Richard Pryor, David Letterman, Jay Leno, Roseanne Barr, Chris Rock, Jim Carrey and Whoopi Goldberg are just a handful of the big name comics who got their start at Los Angeles’ famed Comedy Store.
Mike Binder was 18 when he first took the stage at the Sunset Strip club. Binder’s biggest success would come much later, in 2001, when he wrote, directed and starred in the HBO comedy series The Mind of the Married Man. But now, in the five-part Showtime documentary, also called The Comedy Store, Binder serves as our tour guide through what is, essentially, the history of comedy since the 1970s.
If Binder and Showtime had waited two more years to release this series, it would mark the 50th anniversary of The Comedy Store, which Mitzi Shore co-founded in 1972. But why wait? The story, in Binder’s hands, is both timely and timeless.
Many of the comics interviewed for this program liken The Comedy Store to a comedy college – but really, it seems more like a comedy high school. There are cliques and teacher’s pets, rebels and delinquents. And in a place where everyone is the class clown, Binder emerges as the veteran comic with an everyman perspective.
When Binder offers his own perspective, talking about “Richie Pryor” — or anybody else he saw working that room — it’s worth hearing. And when he reminisces with everyone from Letterman and Leno to Goldberg and Maron, they open up to him like they’re swapping tales at a high school reunion.
There’s lots of talk about — and vocal imitations of — Shore, who began running the club solo in 1974, and stayed involved until her death two years ago.
Not all the stories are happy ones. Even though this documentary has the cooperation of the Shore family, it’s honest and unblinking enough to tackle the darker times: The death of young comic Freddie Prinze; the time many of the comics, including Letterman, went on strike to demand they get paid for their appearances on stage. And the comics, talking openly with Binder, are very candid, telling stories about Mitzi that are anything but flattering.
But this Comedy Store series is more than just a history of the club. It’s also a history of modern comedy — how Johnny Carson and TV sitcoms changed the landscape, as did the advent of cable TV and comedy specials. And how acts like Pryor really pushed the envelope.
Best of all, this documentary is the story of the evolution of dozens of individual comics. There’s a lot of talk about process, and daring to fail. And what’s obvious from watching is that stand-up comics have a tendency to remember bits from other comics’ acts that even the people who performed them have long forgotten. But thanks to home movies and other archive footage, we get to witness those bits, too.
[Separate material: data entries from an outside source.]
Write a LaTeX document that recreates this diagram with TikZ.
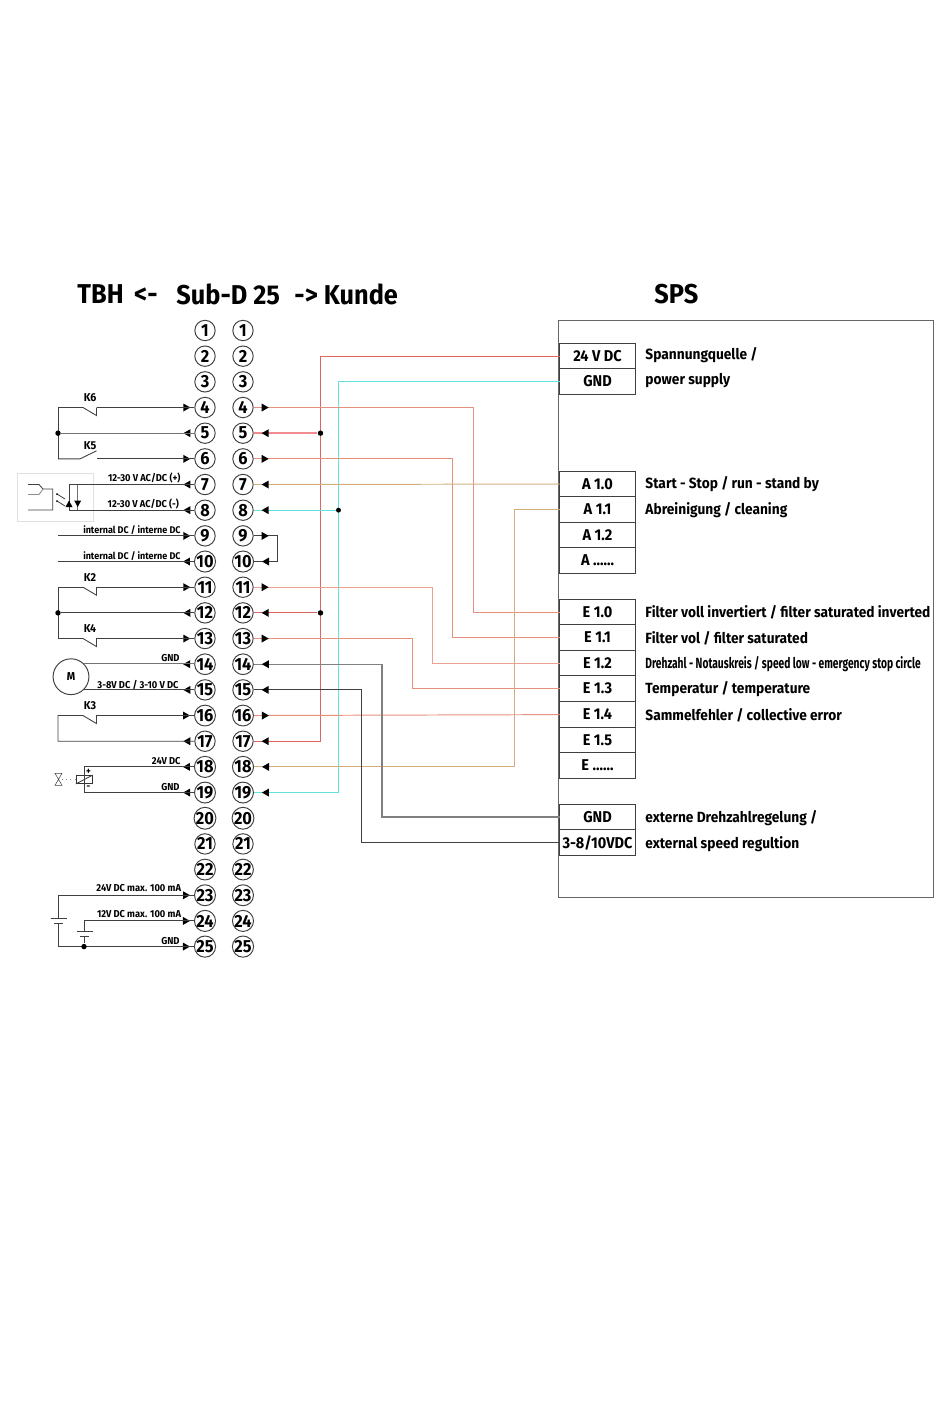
\documentclass[tikz,border=0pt]{standalone}
\usepackage{fontspec}
\setmainfont[FakeStretch=0.93]{Fira Sans}
\newfontfamily\tightfont[FakeStretch=0.695]{Fira Sans}
\usetikzlibrary{calc}
\definecolor{wirered}{HTML}{DE6464}
\definecolor{wirepink}{HTML}{F08C90}
\definecolor{wirecyan}{HTML}{62E2DE}
\definecolor{wiresalmon}{HTML}{E6917E}
\definecolor{wiretan}{HTML}{D3AE7C}
\definecolor{wiregrey}{HTML}{808080}
\tikzset{
	pin/.style={draw=black!75, circle, inner sep=0pt, minimum size=11.6pt, font=\bfseries\fontsize{10}{10}\selectfont},
	plc/.style={draw=black!75, inner sep=0pt, outer sep=0pt, minimum width=43.1pt, minimum height=14.5pt, font=\bfseries\fontsize{8.9}{8.9}\selectfont},
	desc/.style={anchor=west, inner sep=0pt, font=\bfseries\fontsize{8.4}{8.4}\selectfont},
	headline/.style={anchor=west, inner sep=0pt, font=\bfseries\fontsize{15.5}{15.5}\selectfont},
	tag/.style={anchor=east, inner sep=0pt, font=\bfseries\fontsize{5.7}{5.7}\selectfont},
	relay/.style={inner sep=0pt, font=\bfseries\fontsize{6.5}{6.5}\selectfont},
	wire/.style={draw=black!75, line width=.5pt},
	dot/.style={fill=black, circle, inner sep=0pt, minimum size=3.1pt}
}
\begin{document}
\begin{tikzpicture}[x=0.02cm, y=-0.02cm, line width=.55pt]
\useasboundingbox (0,0) rectangle (950,1420);

\node[headline] (tbh) at (77,294) {TBH \,<-};
\node[headline] (subd) at (176,294) {Sub-D 25};
\node[headline] (kunde) at (294,294) {-> Kunde};
\node[headline] (sps) at (654,294) {SPS};

\foreach \n in {1,2,...,25} {
	\node[pin] (l\n) at (205,{330.5+(\n-1)*25.67}) {\n};
	\node[pin] (r\n) at (243,{330.5+(\n-1)*25.67}) {\n};
}

\draw[draw=black!60] (558,320) rectangle (933,897);
\node[plc] (p24) at (597.5,356) {24 V DC};
\node[plc] (pgnd) at (597.5,381.5) {GND};
\foreach \name/\y/\txt in {a10/484/A 1.0,a11/509.5/A 1.1,a12/535/A 1.2,e10/612/E 1.0,e11/637.5/E 1.1,e12/663/E 1.2,e13/688.5/E 1.3,e14/714.5/E 1.4,e15/740/E 1.5,sgnd/817/GND}
	\node[plc] (\name) at (597.5,\y) {\txt};
\node[plc] (a13) at (597.5,560.5) {A ......};
\node[plc] (e16) at (597.5,765.5) {E ......};
\node[plc] (sreg) at (597.5,842.5) {3-8/10VDC};

\node[desc] (d24) at (645,355) {Spannungquelle /};
\node[desc] (dgnd) at (645,381) {power supply};
\node[desc] (da10) at (645,484.5) {Start - Stop / run - stand by};
\node[desc] (da11) at (645,510) {Abreinigung / cleaning};
\node[desc] (de10) at (645,612.5) {Filter voll invertiert / filter saturated inverted};
\node[desc] (de11) at (645,638.5) {Filter vol / filter saturated};
\node[desc, font=\tightfont\bfseries\fontsize{8.4}{8.4}\selectfont] (de12) at (645,664) {Drehzahl - Notauskreis / speed low - emergency stop circle};
\node[desc] (de13) at (645,689.5) {Temperatur / temperature};
\node[desc] (de14) at (645,715.5) {Sammelfehler / collective error};
\node[desc] (dsgnd) at (645,818) {externe Drehzahlregelung /};
\node[desc] (dsreg) at (645,844) {external speed regultion};

\coordinate (b24) at (320.5,0);
\coordinate (bgnd) at (338.5,0);
\coordinate (b4) at (473,0);
\coordinate (b6) at (452.5,0);
\coordinate (b11) at (432,0);
\coordinate (b13) at (412,0);
\coordinate (b14) at (382,0);
\coordinate (b15) at (361.5,0);
\coordinate (b18) at (514.5,0);

\draw[wirered] (p24) -- (p24 -| b24) |- (r17);
\draw[wirecyan] (pgnd) -- (pgnd -| bgnd) |- (r19);
\node[dot] (j5) at (r5 -| b24) {};
\node[dot] (j12) at (r12 -| b24) {};
\node[dot, minimum size=2.8pt] (j8) at (r8 -| bgnd) {};
\draw[wirepink, line width=1.1pt] (r5) -- (j5);
\draw[wirered, line width=.7pt] (r12) -- (j12);
\draw[wirecyan, line width=.7pt] (r8) -- (j8);
\draw[wiresalmon] (r4) -- (r4 -| b4) |- (e10);
\draw[wiresalmon] (r6) -- (r6 -| b6) |- (e11);
\draw[wiresalmon!85!white] (r11) -- (r11 -| b11) |- (e12);
\draw[wiresalmon] (r13) -- (r13 -| b13) |- (e13);
\draw[wiresalmon] (r16) -- (e14);
\draw[wiretan] (r7) -- (a10);
\draw[wiretan] (a11) -- (a11 -| b18) |- (r18);
\draw[wiregrey, line width=.7pt] (r14) -- (r14 -| b14) |- (sgnd);
\draw[black!75] (r15) -- (r15 -| b15) |- (sreg);
\coordinate (b9) at (277,0);
\draw[wire] (r9) -- (r9 -| b9) |- (r10);

\foreach \n in {4,6,9,11,13,16} \fill ($(r\n.east)+(8,-4)$) -- ++(7,4) -- ++(-7,4) -- cycle;
\foreach \n in {5,7,8,10,12,14,15,17,18,19} \fill ($(r\n.east)+(15,-4)$) -- ++(-7,4) -- ++(7,4) -- cycle;
\foreach \n in {4,6,9,11,13,16,23,24,25} \fill ($(l\n.west)+(-11,-4)$) -- ++(7,4) -- ++(-7,4) -- cycle;
\foreach \n in {5,7,8,10,12,14,15,17,18,19} \fill ($(l\n.west)+(-4,-4)$) -- ++(-7,4) -- ++(7,4) -- cycle;

\coordinate (rail) at (58,0);
\coordinate (cont) at (83,0);
\coordinate (hinge) at (96.5,0);
\foreach \top/\mid/\low in {4/5/6,11/12/13} {
	\draw[wire] (l\top -| hinge) -- (l\top);
	\draw[wire] (l\top -| cont) -- (l\top -| rail) -- (l\low -| rail);
	\draw[wire] (l\top -| cont) -- ($(l\top -| hinge)+(0,8)$) -- (l\top -| hinge);
	\node[dot] (j\mid) at (l\mid -| rail) {};
	\draw[wire] (j\mid) -- (l\mid);
}
\draw[wire, black!55, line width=.7pt] (j5) -- (l5);
\draw[wire] (l6) -- (l6 -| hinge);
\draw[wire] (l6 -| rail) -- ($(l6 -| hinge)+(-16.5,0)$) -- ($(l6 -| hinge)+(0,-8)$);
\draw[wire] (l13) -- (l13 -| hinge) -- ($(l13 -| hinge)+(0,8)$) -- (l13 -| cont) -- (l13 -| rail);
\draw[wire] (l16) -- (l16 -| hinge) -- ($(l16 -| hinge)+(0,8)$) -- (l16 -| cont) -- (l16 -| rail) -- (l17 -| rail) -- (l17);

\node[relay] (k6) at (90,398) {K6};
\node[relay] (k5) at (90,446) {K5};
\node[relay] (k2) at (90,577.5) {K2};
\node[relay] (k4) at (90,629) {K4};
\node[relay] (k3) at (90,705.5) {K3};

\draw[black!12] (17,473) rectangle (93.5,521);
\coordinate (led) at (69,0);
\coordinate (zener) at (77.7,0);
\draw[wire] (l7) -- (l7 -| led) -- (l8 -| led) -- (l8);
\draw[wire, black!55] (l7 -| zener) -- (l8 -| zener);
\fill (65.5,507) -- (72.5,507) -- (69,500.5) -- cycle;
\fill (74.2,500.5) -- (81.2,500.5) -- (77.7,507) -- cycle;
\draw[wire] (28,484.5) -- (39,484.5) -- (43,489) -- (52.7,489) -- (52.7,510) -- (28,510);
\draw[wire, black!45] (28,494.5) -- (39,494.5) -- (43,489);
\draw[wire, black!70] (57,494) -- (65,499) (57,501) -- (65,506);
\fill (57,494) circle (1) (57,501) circle (1);
\node[tag] (t7) at (181,478) {12-30 V AC/DC (+)};
\node[tag] (t8) at (179.5,504) {12-30 V AC/DC (-)};

\draw[wire] (l9 -| rail) -- (l9);
\draw[wire] (l10 -| rail) -- (l10);
\node[tag, font=\bfseries\fontsize{5.5}{5.5}\selectfont] (t9) at (181,530) {internal DC / interne DC};
\node[tag, font=\bfseries\fontsize{5.5}{5.5}\selectfont] (t10) at (181,556) {internal DC / interne DC};

\node[draw=black!75, circle, inner sep=0pt, minimum size=20.4pt, font=\bfseries\fontsize{6.5}{6.5}\selectfont] (motor) at (71,676.7) {M};
\draw[wire, black!55, line width=.7pt] (motor.45) -- (motor.45 -| l14.west);
\draw[wire] (motor.-45) -- (motor.-45 -| l15.west);
\node[tag] (t14) at (180,658.5) {GND};
\node[tag] (t15) at (179,684.5) {3-8V DC / 3-10 V DC};

\node[draw=black!80, inner sep=0pt, minimum width=9.1pt, minimum height=4.5pt] (coil) at (84.3,779.5) {};
\draw[wire] (coil.south west) -- (coil.north east);
\draw[wire] (coil.south) -- (coil.south |- l18) -- (l18);
\draw[wire] (coil.north) -- (coil.north |- l19) -- (l19);
\node[relay, font=\bfseries\fontsize{5.5}{5.5}\selectfont] (cplus) at (88.5,771.5) {+};
\node[relay, font=\bfseries\fontsize{5.5}{5.5}\selectfont] (cminus) at (88.5,788) {-};
\node[tag] (t18) at (181,761) {24V DC};
\node[tag] (t19) at (180,787) {GND};
\draw[black!45, dotted] (coil.west) -- (62,779.5);
\draw[black!75, line width=.3pt] (55,773.3) -- (62,773.3) -- (55,785.3) -- (62,785.3) -- cycle;

\coordinate (bat) at (58.3,0);
\coordinate (cell) at (84,0);
\draw[wire] (l23) -- (l23 -| bat) -- (58.3,918);
\draw[wire] (50.5,918) -- (66.5,918);
\draw[wire] (54,923) -- (62.7,923);
\draw[wire] (58.3,923) -- (l25 -| bat) -- (l25);
\draw[wire] (l24) -- (l24 -| cell) -- (84,931);
\draw[wire] (76.5,931) -- (92.5,931);
\draw[wire] (80,936) -- (88.5,936);
\node[dot] (j25) at (l25 -| cell) {};
\draw[wire] (84,936) -- (j25);
\node[tag] (t23) at (181.5,888.5) {24V DC max. 100 mA};
\node[tag] (t24) at (181.5,914) {12V DC max. 100 mA};
\node[tag] (t25) at (180,941) {GND};
\end{tikzpicture}
\end{document}
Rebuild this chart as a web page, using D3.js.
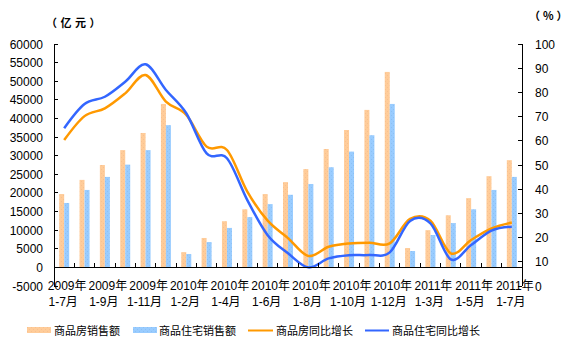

This documentary contains plenty of laughs to make it very entertaining. But it also says a lot about fame, about the drive to succeed, and about both competition and friendship. Such topics as sexism and racism are addressed frankly also. In putting this all together, Binder has access to a seemingly endless stack of candid photos taken at the club, and uses them very well. He also folds in some very specific music choices on the soundtrack, ending each episode on one emotional peak or another.
In its five installments, The Comedy Store shows that comedy is serious business. But as examined here, it’s also very inspirational and heartwarming — and very, very funny.